Ephesians 4:6 One God and Father of all, who is above all, and through all, and in you all.

Indeed, this is the “mystery” that had been hidden from previous “ages and generations”—the mystery that “that which was from the beginning” came to reveal to us: “Christ in you, the hope of glory” (Colossians 1:26-27).

We have been trained by religion that to believe this is blasphemy. That’s what the religious leaders of Jesus’ day said too. Nothing has changed.

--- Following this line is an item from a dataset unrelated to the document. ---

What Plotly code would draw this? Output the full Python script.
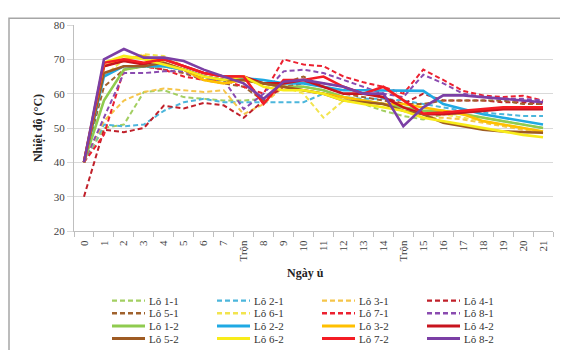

John 10:30 I and my Father are one. 31 Then the Jews took up stones again to stone him. 32 Jesus answered them, Many good works have I shewed you from my Father; for which of those works do ye stone me? 33 The Jews answered him, saying, For a good work we stone thee not; but for blasphemy; and because that thou, being a man, makest thyself God. 34 Jesus answered them, Is it not written in your law, I said, Ye are gods? 35 If he called them gods, unto whom the word of God came, and the scripture cannot be broken; 36 Say ye of him, whom the Father hath sanctified, and sent into the world, Thou blasphemest; because I said, I am the Son of God? 37 If I do not the works of my Father, believe me not. 38 But if I do, though ye believe not me, believe the works: that ye may know, and believe, that the Father is in me, and I in him.

Until I know, as Jesus did, that the Christ has come in my flesh, that my Father has sanctified me and sent me into the world, that the Father is in me, and I in Him, that I and my Father are one, I will never do the works that Jesus did, even though He said I could and would (John 14:12) because it is not my works, but the works of the Father that I am one with.

I can never “assure my heart before Him” until I know that I have the “new heart” and “new spirit” that can never condemn me but is rather always assuring me that I am one with my Father and giving me understanding of this “mystery” of the Christ in me living as me:

Galatians 2:20 I am crucified with Christ: nevertheless I live; yet not I, but Christ liveth in me: and the life which I now live in the flesh I live by the faith of the Son of God, who loved me, and gave himself for me.